The science clearly shows how the “lipid theory of heart disease,” the belief that saturated fats and cholesterol cause heart disease, is false, but that science can never be published or exposed by Big Pharma, Big Food, or the U.S. Government.

To do so would be to admit that such dietary advice, and the cholesterol lowering drugs that have earned them hundreds of BILLIONS of dollars, have been a scam and have led to increased rates of obesity, diabetes, heart disease, and cancer.

These are the leading causes of death today.

The polyunsaturated edible oils consumed by over 90% of Americans today, which are not the edible oils of our ancestors, have replaced the traditional saturated fats that our ancestors consumed, such as butter, beef tallow, lard, and vegetable sources such as the tropical oils, coconut oil and palm oil.

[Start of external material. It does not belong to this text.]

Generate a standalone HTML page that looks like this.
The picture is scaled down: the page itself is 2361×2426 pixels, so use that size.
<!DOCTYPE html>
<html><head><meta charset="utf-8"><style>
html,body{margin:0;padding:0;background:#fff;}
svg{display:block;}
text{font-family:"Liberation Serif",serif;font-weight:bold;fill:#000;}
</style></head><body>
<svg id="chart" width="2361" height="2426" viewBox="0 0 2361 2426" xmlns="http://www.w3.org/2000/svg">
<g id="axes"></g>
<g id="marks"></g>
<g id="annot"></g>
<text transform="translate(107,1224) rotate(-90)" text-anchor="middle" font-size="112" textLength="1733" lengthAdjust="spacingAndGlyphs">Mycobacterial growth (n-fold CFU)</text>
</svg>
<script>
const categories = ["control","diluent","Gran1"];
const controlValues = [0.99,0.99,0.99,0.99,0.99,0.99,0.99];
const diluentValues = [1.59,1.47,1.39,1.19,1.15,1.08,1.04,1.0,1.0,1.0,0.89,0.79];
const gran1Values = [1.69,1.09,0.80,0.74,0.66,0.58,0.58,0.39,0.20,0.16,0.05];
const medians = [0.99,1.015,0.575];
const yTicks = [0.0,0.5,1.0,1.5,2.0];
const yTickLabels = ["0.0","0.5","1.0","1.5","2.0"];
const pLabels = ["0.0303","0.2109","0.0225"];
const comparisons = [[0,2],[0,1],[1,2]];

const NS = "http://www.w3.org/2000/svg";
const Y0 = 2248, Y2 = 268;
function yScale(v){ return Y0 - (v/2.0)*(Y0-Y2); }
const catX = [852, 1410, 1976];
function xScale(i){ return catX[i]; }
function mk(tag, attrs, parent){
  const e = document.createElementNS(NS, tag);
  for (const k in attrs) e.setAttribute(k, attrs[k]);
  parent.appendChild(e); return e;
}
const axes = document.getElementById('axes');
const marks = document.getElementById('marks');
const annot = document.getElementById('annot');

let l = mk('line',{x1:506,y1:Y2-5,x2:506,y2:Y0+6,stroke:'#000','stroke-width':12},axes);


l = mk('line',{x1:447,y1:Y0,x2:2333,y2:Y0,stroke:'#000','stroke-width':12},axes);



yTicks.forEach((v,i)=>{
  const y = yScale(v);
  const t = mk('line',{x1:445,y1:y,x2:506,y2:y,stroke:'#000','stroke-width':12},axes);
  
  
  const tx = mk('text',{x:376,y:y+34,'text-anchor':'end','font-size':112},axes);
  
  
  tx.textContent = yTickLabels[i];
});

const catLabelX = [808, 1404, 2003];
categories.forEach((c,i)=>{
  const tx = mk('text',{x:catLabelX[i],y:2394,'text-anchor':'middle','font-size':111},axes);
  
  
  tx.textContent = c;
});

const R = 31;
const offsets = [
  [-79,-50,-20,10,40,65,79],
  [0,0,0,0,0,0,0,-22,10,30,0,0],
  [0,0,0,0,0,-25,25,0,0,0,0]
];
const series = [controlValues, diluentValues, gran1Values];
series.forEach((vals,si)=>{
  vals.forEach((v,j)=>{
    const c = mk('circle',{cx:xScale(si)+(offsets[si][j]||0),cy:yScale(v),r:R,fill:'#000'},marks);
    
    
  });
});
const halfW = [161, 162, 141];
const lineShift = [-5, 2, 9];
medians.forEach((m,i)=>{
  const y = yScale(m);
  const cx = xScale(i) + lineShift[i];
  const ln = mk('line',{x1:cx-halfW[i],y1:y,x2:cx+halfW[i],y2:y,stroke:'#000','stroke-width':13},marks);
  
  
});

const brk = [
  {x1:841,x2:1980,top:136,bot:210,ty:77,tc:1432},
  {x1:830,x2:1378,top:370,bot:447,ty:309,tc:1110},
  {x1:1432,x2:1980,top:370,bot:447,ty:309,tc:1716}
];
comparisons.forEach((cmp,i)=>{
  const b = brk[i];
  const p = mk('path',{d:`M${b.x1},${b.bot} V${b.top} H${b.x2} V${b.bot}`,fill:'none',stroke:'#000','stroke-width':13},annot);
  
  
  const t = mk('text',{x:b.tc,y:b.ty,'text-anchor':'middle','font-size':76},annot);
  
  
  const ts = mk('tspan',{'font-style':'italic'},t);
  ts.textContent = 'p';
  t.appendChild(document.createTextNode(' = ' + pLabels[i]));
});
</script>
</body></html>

Until recently, these recent additions to the human food chain, polyunsaturated oils derived from corn and soybeans, had to go through an industrial processing called “hydrogenation” to make them shelf stable and behave like saturated fats.

This process of hydrogenation was found out to be, years later, toxic, as it produced trans fats, which have now been banned in most countries, and require a warning on U.S. food labels.

In addition to the domination of these toxic vegetable oils, official USDA dietary advice, enforced by the FDA, encouraged a low-fat diet, resulting in the consumption of more carbohydrates, mostly in the form of refined sugar.

The fraudulent studies used to exonerate processed sugar and put the blame for heart disease and other diseases on saturated fat, has now been exposed.

The blood of millions of Americans who followed the advice from this faulty science used by the U.S. government now stains the hands of all those who corrupted the science, and the politicians who enforced it.